Sun Sentinel Palm Beach Edition
James Blake lets the music speak for itself
Halfway through his DJ set Wednesday night in Little Haiti, British electronica wizard James Blake seemed to disappear onstage, his form clouded behind curtains of smoke and daggers of light.
Not that Blake needed to be seen. A Grammy-winning singer whose computerized chill sounds are indebted to Stevie Wonder and D’Angelo, Blake stayed quiet behind the decks at Magic City Studios, content to let waves of throbbing dubstep and glitchy house rule the night.
Joined onstage by members of his UK grime collective 1-800 Dinosaur, Blake kicked off the III Points Art Basel Concert Series at Magic City Studios, a new 30,000-square-foot concert venue in Little Haiti. The venue, part of a 15-acre campus of warehouses billed as the entertainment district Magic City, is the brainchild of Tony Cho, a Miami real estate developer, and Bob Zangrillo, a Silicon Valley investor. Blake’s concert, the first one in Magic City, was followed Thursday with performances by Young Thug, Shlohmo and IndigoChildrick. Todd Terje and Totally Enormous Extinct Dinosaurs will perform Friday (at next-door Factory, a 15,000-square-foot warehouse) and Nick Murphy (aka Chet Faker) on Saturday.

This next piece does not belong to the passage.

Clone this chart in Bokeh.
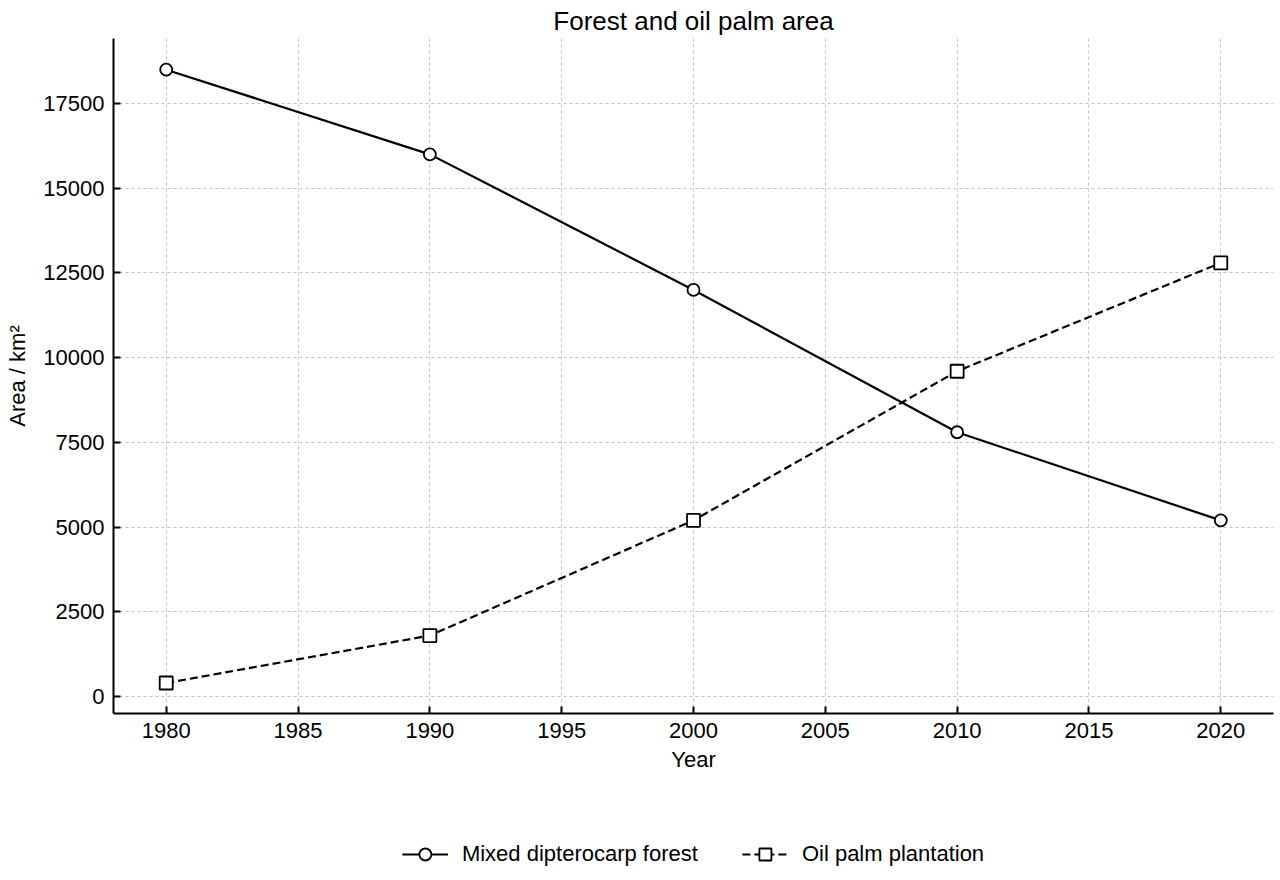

Blake and company bounded onstage just after midnight, a sea of audience smartphone cameras greeting their smoky figures, and plowed through tracks from 1-800-Dinosaur’s debut album, “1-800 DINOSAUR Presents Trim,” a collection of percussion-heavy beats and chirpy synths that slither around the voice of UK rapper Trim. (Trim did not attend Wednesday night.)
Before the DJ set, which finished about 1:30 a.m., concertgoers milled in Magic City’s sculpture garden, a corner lot distinguished by a 30-foot-wide “MAGIC” sculpture, which glowed with hues of purple and blue. A neon-tube installation by British artist Tracey Emin glared hot pink nearby, with an inscription reading, “You are exactly where you need to be.” Quite right, Tracey.
Pinta Miami at Mana Wynwood Convention Center
Every minute, a patron destroys Matias Quintero’s salt installation at the Pinta Art Fair. At 6:30 p.m. Wednesday, the Colombia-born Miami artist crouched in the center of his untitled work, a 15-foot-wide circular maze, with a paintbrush, dutifully sweeping sea salt into tidy lines. At the center of the maze is a metal rod wrapped in copper wire. Only seconds before, a group of 20-something Pinta patrons passing by unwittingly stepped on Quintero’s salt lines, leaving behind messy shoe prints.
“The act of people ruining the maze is actually part of the installation itself,” says Quintero, pausing mid-brushstroke.
Say what? “I think of it this way: The more I fix it, the more it gets destroyed,” Mattias explains. “The maze is based on the [Greek] myth of the minotaur, and the heroic action of entering the labyrinth to kill it. I suppose that means I’m impersonating the hero.”
For Quintero, fixing the maze is much like the Greek allegory of Ariadne and Theseus, lovers who escaped a labyrinth after slaying a Minotaur. Just replace the Minotaur with scatterbrained tourists.
Since Pinta Art Fair opened Tuesday, Quintero says he has spent four to five hours a day brushing granules back into place, a fix-and-repeat routine that was itself a spectacle Wednesday night. Once, a group of women trod through the maze in high heels. One woman stopped, scanned her feet with an expression of shock, gazed at Quintero, and moved on. Quintero never looked up.
“I get the panicked reactions all the time,” Quintero says. “The best reaction happened yesterday, when three kids went inside the maze, following the lines all the way to the center.”